* begin *

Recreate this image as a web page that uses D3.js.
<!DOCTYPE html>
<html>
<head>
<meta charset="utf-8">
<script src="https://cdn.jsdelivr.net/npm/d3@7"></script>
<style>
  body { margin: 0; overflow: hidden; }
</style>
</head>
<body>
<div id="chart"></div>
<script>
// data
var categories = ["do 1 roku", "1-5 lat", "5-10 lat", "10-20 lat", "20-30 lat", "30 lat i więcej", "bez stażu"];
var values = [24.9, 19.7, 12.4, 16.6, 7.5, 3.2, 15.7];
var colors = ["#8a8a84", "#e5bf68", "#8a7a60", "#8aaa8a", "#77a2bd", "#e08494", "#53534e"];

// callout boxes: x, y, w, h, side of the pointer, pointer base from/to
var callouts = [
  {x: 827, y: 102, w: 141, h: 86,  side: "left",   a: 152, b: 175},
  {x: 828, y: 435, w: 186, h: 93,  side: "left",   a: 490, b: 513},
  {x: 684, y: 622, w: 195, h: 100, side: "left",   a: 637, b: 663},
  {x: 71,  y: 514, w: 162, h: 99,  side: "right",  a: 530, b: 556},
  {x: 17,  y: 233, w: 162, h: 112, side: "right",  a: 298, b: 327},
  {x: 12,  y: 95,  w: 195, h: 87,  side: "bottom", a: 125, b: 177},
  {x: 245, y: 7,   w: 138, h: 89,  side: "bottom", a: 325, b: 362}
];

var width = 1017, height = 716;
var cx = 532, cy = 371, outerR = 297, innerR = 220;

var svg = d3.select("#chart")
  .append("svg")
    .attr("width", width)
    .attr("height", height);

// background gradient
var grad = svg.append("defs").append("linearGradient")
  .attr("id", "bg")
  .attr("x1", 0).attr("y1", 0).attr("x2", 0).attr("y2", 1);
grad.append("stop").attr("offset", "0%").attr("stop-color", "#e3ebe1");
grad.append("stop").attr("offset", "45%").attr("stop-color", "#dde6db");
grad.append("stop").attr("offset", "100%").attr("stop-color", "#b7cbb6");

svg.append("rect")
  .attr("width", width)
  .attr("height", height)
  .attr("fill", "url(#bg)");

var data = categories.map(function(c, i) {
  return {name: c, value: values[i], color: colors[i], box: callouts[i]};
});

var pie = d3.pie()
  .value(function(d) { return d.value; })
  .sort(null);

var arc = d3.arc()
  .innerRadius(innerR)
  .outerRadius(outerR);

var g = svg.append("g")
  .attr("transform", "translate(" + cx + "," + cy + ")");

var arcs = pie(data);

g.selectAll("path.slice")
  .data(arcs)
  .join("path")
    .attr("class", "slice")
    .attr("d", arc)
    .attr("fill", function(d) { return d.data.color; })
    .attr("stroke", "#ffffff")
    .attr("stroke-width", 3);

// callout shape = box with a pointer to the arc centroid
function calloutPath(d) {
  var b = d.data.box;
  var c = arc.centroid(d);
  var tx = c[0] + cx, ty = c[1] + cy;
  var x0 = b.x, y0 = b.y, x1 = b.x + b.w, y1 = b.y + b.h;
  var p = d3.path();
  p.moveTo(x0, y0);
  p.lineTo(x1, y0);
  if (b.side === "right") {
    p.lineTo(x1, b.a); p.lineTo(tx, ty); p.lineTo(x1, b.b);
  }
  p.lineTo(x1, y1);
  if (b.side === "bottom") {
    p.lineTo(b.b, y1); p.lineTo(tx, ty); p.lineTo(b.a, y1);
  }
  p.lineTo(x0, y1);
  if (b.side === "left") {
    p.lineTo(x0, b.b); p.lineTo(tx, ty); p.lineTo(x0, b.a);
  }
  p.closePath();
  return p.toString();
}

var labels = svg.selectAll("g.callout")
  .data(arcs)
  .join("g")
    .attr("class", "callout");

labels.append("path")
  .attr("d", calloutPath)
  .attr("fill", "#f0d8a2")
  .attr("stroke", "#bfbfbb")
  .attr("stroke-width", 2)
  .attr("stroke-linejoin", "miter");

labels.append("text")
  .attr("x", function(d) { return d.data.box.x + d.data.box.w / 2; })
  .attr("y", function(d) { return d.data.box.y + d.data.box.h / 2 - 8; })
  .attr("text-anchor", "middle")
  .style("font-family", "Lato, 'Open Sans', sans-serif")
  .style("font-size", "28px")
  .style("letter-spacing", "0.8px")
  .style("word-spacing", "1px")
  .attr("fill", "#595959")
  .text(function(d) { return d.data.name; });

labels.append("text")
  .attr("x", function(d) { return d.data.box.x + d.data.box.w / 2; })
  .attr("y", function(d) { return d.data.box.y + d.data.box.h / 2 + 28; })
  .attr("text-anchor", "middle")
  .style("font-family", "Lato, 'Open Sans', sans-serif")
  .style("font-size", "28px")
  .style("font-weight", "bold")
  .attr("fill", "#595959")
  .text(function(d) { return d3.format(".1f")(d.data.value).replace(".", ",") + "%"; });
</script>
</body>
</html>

* end *

> **BRIEF**: From the listing above, reproduce all the lines exactly.

> **EXPECTED ANSWER**:
Recreate this image as a web page that uses D3.js.
<!DOCTYPE html>
<html>
<head>
<meta charset="utf-8">
<script src="https://cdn.jsdelivr.net/npm/d3@7"></script>
<style>
  body { margin: 0; overflow: hidden; }
</style>
</head>
<body>
<div id="chart"></div>
<script>
// data
var categories = ["do 1 roku", "1-5 lat", "5-10 lat", "10-20 lat", "20-30 lat", "30 lat i więcej", "bez stażu"];
var values = [24.9, 19.7, 12.4, 16.6, 7.5, 3.2, 15.7];
var colors = ["#8a8a84", "#e5bf68", "#8a7a60", "#8aaa8a", "#77a2bd", "#e08494", "#53534e"];

// callout boxes: x, y, w, h, side of the pointer, pointer base from/to
var callouts = [
  {x: 827, y: 102, w: 141, h: 86,  side: "left",   a: 152, b: 175},
  {x: 828, y: 435, w: 186, h: 93,  side: "left",   a: 490, b: 513},
  {x: 684, y: 622, w: 195, h: 100, side: "left",   a: 637, b: 663},
  {x: 71,  y: 514, w: 162, h: 99,  side: "right",  a: 530, b: 556},
  {x: 17,  y: 233, w: 162, h: 112, side: "right",  a: 298, b: 327},
  {x: 12,  y: 95,  w: 195, h: 87,  side: "bottom", a: 125, b: 177},
  {x: 245, y: 7,   w: 138, h: 89,  side: "bottom", a: 325, b: 362}
];

var width = 1017, height = 716;
var cx = 532, cy = 371, outerR = 297, innerR = 220;

var svg = d3.select("#chart")
  .append("svg")
    .attr("width", width)
    .attr("height", height);

// background gradient
var grad = svg.append("defs").append("linearGradient")
  .attr("id", "bg")
  .attr("x1", 0).attr("y1", 0).attr("x2", 0).attr("y2", 1);
grad.append("stop").attr("offset", "0%").attr("stop-color", "#e3ebe1");
grad.append("stop").attr("offset", "45%").attr("stop-color", "#dde6db");
grad.append("stop").attr("offset", "100%").attr("stop-color", "#b7cbb6");

svg.append("rect")
  .attr("width", width)
  .attr("height", height)
  .attr("fill", "url(#bg)");

var data = categories.map(function(c, i) {
  return {name: c, value: values[i], color: colors[i], box: callouts[i]};
});

var pie = d3.pie()
  .value(function(d) { return d.value; })
  .sort(null);

var arc = d3.arc()
  .innerRadius(innerR)
  .outerRadius(outerR);

var g = svg.append("g")
  .attr("transform", "translate(" + cx + "," + cy + ")");

var arcs = pie(data);

g.selectAll("path.slice")
  .data(arcs)
  .join("path")
    .attr("class", "slice")
    .attr("d", arc)
    .attr("fill", function(d) { return d.data.color; })
    .attr("stroke", "#ffffff")
    .attr("stroke-width", 3);

// callout shape = box with a pointer to the arc centroid
function calloutPath(d) {
  var b = d.data.box;
  var c = arc.centroid(d);
  var tx = c[0] + cx, ty = c[1] + cy;
  var x0 = b.x, y0 = b.y, x1 = b.x + b.w, y1 = b.y + b.h;
  var p = d3.path();
  p.moveTo(x0, y0);
  p.lineTo(x1, y0);
  if (b.side === "right") {
    p.lineTo(x1, b.a); p.lineTo(tx, ty); p.lineTo(x1, b.b);
  }
  p.lineTo(x1, y1);
  if (b.side === "bottom") {
    p.lineTo(b.b, y1); p.lineTo(tx, ty); p.lineTo(b.a, y1);
  }
  p.lineTo(x0, y1);
  if (b.side === "left") {
    p.lineTo(x0, b.b); p.lineTo(tx, ty); p.lineTo(x0, b.a);
  }
  p.closePath();
  return p.toString();
}

var labels = svg.selectAll("g.callout")
  .data(arcs)
  .join("g")
    .attr("class", "callout");

labels.append("path")
  .attr("d", calloutPath)
  .attr("fill", "#f0d8a2")
  .attr("stroke", "#bfbfbb")
  .attr("stroke-width", 2)
  .attr("stroke-linejoin", "miter");

labels.append("text")
  .attr("x", function(d) { return d.data.box.x + d.data.box.w / 2; })
  .attr("y", function(d) { return d.data.box.y + d.data.box.h / 2 - 8; })
  .attr("text-anchor", "middle")
  .style("font-family", "Lato, 'Open Sans', sans-serif")
  .style("font-size", "28px")
  .style("letter-spacing", "0.8px")
  .style("word-spacing", "1px")
  .attr("fill", "#595959")
  .text(function(d) { return d.data.name; });

labels.append("text")
  .attr("x", function(d) { return d.data.box.x + d.data.box.w / 2; })
  .attr("y", function(d) { return d.data.box.y + d.data.box.h / 2 + 28; })
  .attr("text-anchor", "middle")
  .style("font-family", "Lato, 'Open Sans', sans-serif")
  .style("font-size", "28px")
  .style("font-weight", "bold")
  .attr("fill", "#595959")
  .text(function(d) { return d3.format(".1f")(d.data.value).replace(".", ",") + "%"; });
</script>
</body>
</html>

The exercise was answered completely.